═══ Supplied information ═══
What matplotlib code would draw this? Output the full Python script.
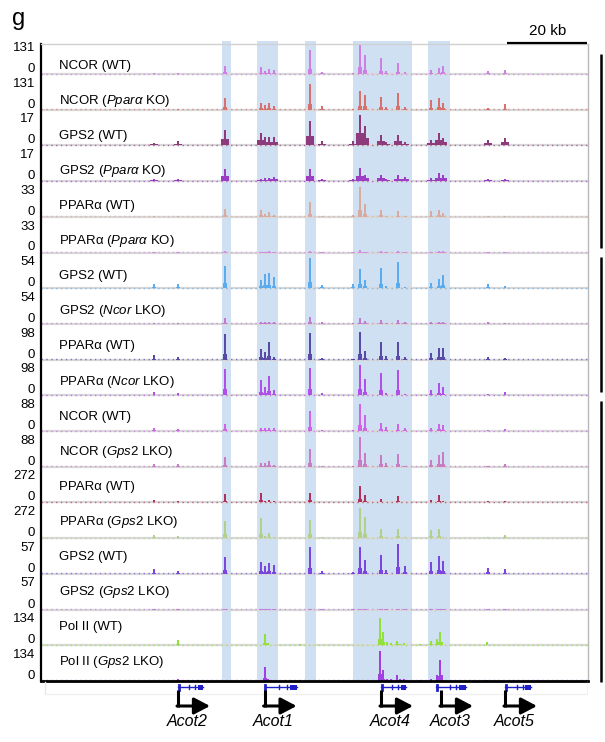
import matplotlib
matplotlib.use('Agg')
import matplotlib.pyplot as plt
import numpy as np

plt.rcParams['font.family'] = ['Liberation Sans', 'DejaVu Sans']
plt.rcParams['mathtext.fontset'] = 'custom'
plt.rcParams['mathtext.rm'] = 'Liberation Sans'
plt.rcParams['mathtext.it'] = 'Liberation Sans:italic'

# ---- data (positions in kb from left edge of the view) ----
# shared binding sites seen across most tracks
sites = [28.25, 34.25, 46.0, 55.0, 56.0, 57.0, 58.25, 67.25, 70.25, 78.0, 79.75,
         81.0, 85.0, 86.25, 89.25, 91.0, 97.5, 99.5, 100.5, 111.75, 116.0]

# signal at each site, relative to the track maximum
ncor_wt = [0.04, 0.05, 0.26, 0.22, 0.09, 0.16, 0.13, 0.81, 0.08, 0.03, 1.0,
           0.64, 0.53, 0.09, 0.37, 0.07, 0.13, 0.2, 0.28, 0.1, 0.15]
ncor_ppara_ko = [0.02, 0.03, 0.38, 0.21, 0.16, 0.21, 0.12, 0.84, 0.11, 0.03, 0.62,
                 0.5, 0.43, 0.09, 0.57, 0.08, 0.31, 0.4, 0.23, 0.05, 0.18]
gps2_wt_a = [0.08, 0.15, 0.52, 0.42, 0.28, 0.29, 0.28, 0.8, 0.13, 0.13, 1.0,
             0.64, 0.33, 0.12, 0.36, 0.1, 0.17, 0.42, 0.25, 0.17, 0.25]
gps2_ppara_ko = [0.06, 0.08, 0.42, 0.08, 0.1, 0.1, 0.14, 0.39, 0.06, 0.08, 0.43,
                 0.22, 0.22, 0.06, 0.2, 0.14, 0.09, 0.28, 0.22, 0.07, 0.08]
ppara_wt_a = [0.03, 0.03, 0.27, 0.22, 0.11, 0.16, 0.05, 0.5, 0.03, 0.05, 1.0,
              0.44, 0.22, 0.04, 0.19, 0.03, 0.19, 0.24, 0.13, 0.03, 0.04]
ppara_ppara_ko = [0.03, 0.03, 0.05, 0.03, 0.03, 0.06, 0.03, 0.05, 0.02, 0.03, 0.08,
                  0.03, 0.04, 0.02, 0.04, 0.02, 0.03, 0.05, 0.04, 0.03, 0.03]
gps2_wt_b = [0.15, 0.15, 0.73, 0.27, 0.47, 0.52, 0.36, 1.0, 0.11, 0.13, 0.63,
             0.27, 0.66, 0.08, 0.86, 0.05, 0.19, 0.3, 0.44, 0.15, 0.08]
gps2_ncor_lko = [0.03, 0.04, 0.19, 0.08, 0.08, 0.08, 0.08, 0.22, 0.05, 0.04, 0.19,
                 0.1, 0.13, 0.04, 0.13, 0.07, 0.07, 0.07, 0.07, 0.05, 0.03]
ppara_wt_b = [0.15, 0.08, 0.84, 0.34, 0.26, 0.6, 0.1, 0.88, 0.04, 0.02, 0.92,
              0.29, 0.59, 0.12, 0.58, 0.1, 0.22, 0.39, 0.39, 0.07, 0.05]
ppara_ncor_lko = [0.1, 0.08, 0.88, 0.51, 0.29, 0.64, 0.18, 0.91, 0.08, 0.02, 1.0,
                  0.56, 0.73, 0.09, 0.84, 0.04, 0.17, 0.4, 0.27, 0.05, 0.1]
ncor_wt_c = [0.1, 0.08, 0.24, 0.1, 0.1, 0.1, 0.1, 0.67, 0.03, 0.03, 0.91,
             0.52, 0.28, 0.13, 0.22, 0.1, 0.11, 0.24, 0.19, 0.05, 0.06]
ncor_gps2_lko = [0.08, 0.1, 0.33, 0.13, 0.13, 0.2, 0.05, 0.58, 0.03, 0.03, 1.0,
                 0.47, 0.39, 0.11, 0.44, 0.04, 0.24, 0.39, 0.48, 0.04, 0.1]
ppara_wt_c = [0.08, 0.06, 0.28, 0.3, 0.05, 0.08, 0.05, 0.33, 0.02, 0.02, 0.56,
              0.25, 0.13, 0.03, 0.22, 0.03, 0.09, 0.26, 0.05, 0.05, 0.05]
ppara_gps2_lko = [0.1, 0.08, 0.58, 0.66, 0.08, 0.17, 0.05, 0.6, 0.04, 0.02, 1.0,
                  0.69, 0.3, 0.03, 0.32, 0.05, 0.28, 0.3, 0.05, 0.04, 0.1]
gps2_wt_c = [0.15, 0.1, 0.57, 0.41, 0.26, 0.37, 0.28, 0.9, 0.09, 0.06, 0.9,
             0.46, 0.64, 0.14, 1.0, 0.26, 0.39, 0.58, 0.43, 0.2, 0.15]
gps2_gps2_lko = [0.02, 0.02, 0.03, 0.02, 0.02, 0.02, 0.02, 0.03, 0.02, 0.02, 0.03,
                 0.02, 0.03, 0.02, 0.03, 0.02, 0.02, 0.03, 0.02, 0.02, 0.02]

# Pol II has its own set of sites (promoters)
pol2_sites = [34.25, 56.0, 56.75, 64.75, 84.75, 85.5, 86.5, 87.5, 89.0, 89.75,
              90.75, 94.75, 97.5, 99.0, 99.75, 100.25, 111.5]
pol2_wt = [0.17, 0.36, 0.08, 0.04, 0.91, 0.43, 0.1, 0.06, 0.13, 0.05,
           0.08, 0.05, 0.13, 0.21, 0.43, 0.1, 0.1]
pol2_gps2_lko = [0.08, 0.47, 0.08, 0.02, 0.99, 0.36, 0.08, 0.08, 0.19, 0.08,
                 0.05, 0.03, 0.05, 0.19, 0.69, 0.19, 0.04]

track_names = ['NCOR (WT)', r'NCOR ($\mathit{Ppar\alpha}$ KO)', 'GPS2 (WT)',
               r'GPS2 ($\mathit{Ppar\alpha}$ KO)', 'PPARα (WT)',
               r'PPARα ($\mathit{Ppar\alpha}$ KO)', 'GPS2 (WT)',
               r'GPS2 ($\mathit{Ncor}$ LKO)', 'PPARα (WT)',
               r'PPARα $\mathit{(Ncor}$ LKO)', 'NCOR (WT)',
               r'NCOR $\mathit{(Gps2}$ LKO)', 'PPARα (WT)',
               r'PPARα $\mathit{(Gps2}$ LKO)', 'GPS2 (WT)',
               r'GPS2 $\mathit{(Gps2}$ LKO)', 'Pol II (WT)',
               r'Pol II $\mathit{(Gps2}$ LKO)']
track_max = [131, 131, 17, 17, 33, 33, 54, 54, 98, 98, 88, 88, 272, 272, 57, 57, 134, 134]
track_vals = [ncor_wt, ncor_ppara_ko, gps2_wt_a, gps2_ppara_ko, ppara_wt_a,
              ppara_ppara_ko, gps2_wt_b, gps2_ncor_lko, ppara_wt_b, ppara_ncor_lko,
              ncor_wt_c, ncor_gps2_lko, ppara_wt_c, ppara_gps2_lko, gps2_wt_c,
              gps2_gps2_lko, pol2_wt, pol2_gps2_lko]
track_colors = ['#cf7fe3', '#d6716d', '#8e3b7e', '#9b3ec4', '#d9ab9e', '#d08ee0',
                '#5aacee', '#c07ad0', '#5a4aa8', '#b050e8', '#cc66e6', '#c77cc4',
                '#b0305e', '#b2d08a', '#7b45e0', '#c080e0', '#92e03c', '#a040e0']

# highlighted regions (kb)
band_start = [45.25, 54.0, 66.0, 78.0, 96.75]
band_end = [47.5, 59.25, 68.75, 92.75, 102.25]

# genes (kb)
genes = ['Acot2', 'Acot1', 'Acot4', 'Acot3', 'Acot5']
gene_start = [34.25, 55.9, 85.0, 98.75, 116.0]
gene_end = [40.5, 64.0, 91.25, 106.25, 122.5]
gene_tss = [34.25, 55.9, 85.0, 100.0, 116.0]

# ---- layout (pixels) ----
W, H = 605, 742
X0, X1 = 41, 588
SPAN = (X1 - X0) / 4.0
fig = plt.figure(figsize=(W / 100, H / 100), dpi=100)


def rect(x0, y0, x1, y1):
    return [x0 / W, 1 - y1 / H, (x1 - x0) / W, (y1 - y0) / H]


# blue highlight bands
bg = fig.add_axes(rect(X0, 41, X1, 681))
bg.set_xlim(0, SPAN)
bg.set_ylim(0, 1)
bg.axis('off')
for s, e in zip(band_start, band_end):
    bg.axvspan(s, e, color='#cfe0f3', lw=0)

# signal tracks
for i in range(18):
    b = 74 + 35.7 * i
    ax = fig.add_axes(rect(X0, b - 30, X1, b))
    ax.set_facecolor('none')
    ax.set_xlim(0, SPAN)
    vmax = track_max[i]
    ax.set_ylim(0, vmax)
    ax.axis('off')
    c = track_colors[i]
    ax.axhline(0, color='#d8d8d8', lw=1.6, clip_on=False, zorder=1)
    ax.axhline(0.015 * vmax, color=c, lw=1.0, ls=(0, (1, 2.5)), alpha=0.7,
               clip_on=False, zorder=2)
    x = pol2_sites if i >= 16 else sites
    h = np.array(track_vals[i]) * vmax
    broad = i in (2, 3)
    ax.bar(x, h, width=0.45, color=c, lw=0, zorder=3)
    ax.bar(x, h * (0.4 if broad else 0.22), width=1.8 if broad else 1.0,
           color=c, lw=0, zorder=3)

    fig.text(35 / W, 1 - (b - 26) / H, str(vmax), ha='right', va='center', fontsize=9.5)
    fig.text(35 / W, 1 - (b - 5) / H, '0', ha='right', va='center', fontsize=9.5)
    fig.text(59 / W, 1 - (66 + 35.06 * i) / H, track_names[i], ha='left',
             va='center', fontsize=9.5)

# frame
fr = fig.add_axes(rect(X0, 44, X1, 681))
fr.set_facecolor('none')
fr.set_xticks([])
fr.set_yticks([])
fr.spines['left'].set_linewidth(1.6)
fr.spines['bottom'].set_linewidth(2.0)
fr.spines['top'].set_color('#d0d0d0')
fr.spines['right'].set_color('#b8b8b8')
fr.spines['top'].set_linewidth(1.0)
fr.spines['right'].set_linewidth(1.0)

# scale bar
hd = fig.add_axes(rect(X0, 20, X1, 50))
hd.set_xlim(0, SPAN)
hd.set_ylim(50, 20)
hd.axis('off')
hd.plot([SPAN - 20.2, SPAN - 0.2], [43, 43], color='k', lw=1.6, solid_capstyle='butt')
hd.text(SPAN - 10.2, 31, '20 kb', ha='center', va='center', fontsize=11)

# gene annotation
ga = fig.add_axes(rect(X0, 681, X1, 740))
ga.set_facecolor('none')
ga.set_xlim(0, SPAN)
ga.set_ylim(740, 681)
ga.axis('off')
ga.plot([SPAN, SPAN], [681, 694], color='#b8b8b8', lw=1.0)
ga.plot([1, 1], [682, 694], color='#e8e8e8', lw=1.0)
ga.plot([1, SPAN], [694, 694], color='#f0f0f0', lw=1.0)
blue = '#2020c8'
for name, s, e, t in zip(genes, gene_start, gene_end, gene_tss):
    L = e - s
    ga.plot([s, e], [687, 687], color=blue, lw=1.0)
    ga.plot([s + 0.2, s + 0.2], [684.5, 689.5], color=blue, lw=2.0)
    for f in (0.45, 0.68):
        ga.plot([s + f * L, s + f * L], [685, 689], color=blue, lw=1.0)
    ga.fill_between([s + 0.78 * L, e], 684.5, 689.5, color=blue, lw=0)
    ga.plot([t, t], [690, 707], color='k', lw=2.2, solid_capstyle='butt')
    ga.annotate('', xy=(t + 8.0, 706), xytext=(t - 0.25, 706),
                arrowprops=dict(arrowstyle='-|>,head_length=0.8,head_width=0.42',
                                lw=2.2, color='k', shrinkA=0, shrinkB=0,
                                mutation_scale=12))
    ga.text(t + 2.2, 722, name, style='italic', ha='center', va='center', fontsize=11.5)

# group brackets on the right
ov = fig.add_axes([0, 0, 1, 1])
ov.set_facecolor('none')
ov.set_xlim(0, W)
ov.set_ylim(H, 0)
ov.axis('off')
for y0, y1 in [(54, 248), (257, 392), (401, 682)]:
    ov.plot([601, 601], [y0, y1], color='k', lw=1.8, solid_capstyle='butt')

fig.text(12 / W, 1 - 19 / H, 'g', fontsize=17, ha='left', va='center')

fig.savefig('out.png', dpi=100)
═══
_Task description_:
Set the lines above down again, word for word, from the first through the one containing "plt.rcParams['mathtext.it'] = 'Liberation"; pictures excluded.

_Full answer_:
What matplotlib code would draw this? Output the full Python script.
import matplotlib
matplotlib.use('Agg')
import matplotlib.pyplot as plt
import numpy as np

plt.rcParams['font.family'] = ['Liberation Sans', 'DejaVu Sans']
plt.rcParams['mathtext.fontset'] = 'custom'
plt.rcParams['mathtext.rm'] = 'Liberation Sans'
plt.rcParams['mathtext.it'] = 'Liberation Sans:italic'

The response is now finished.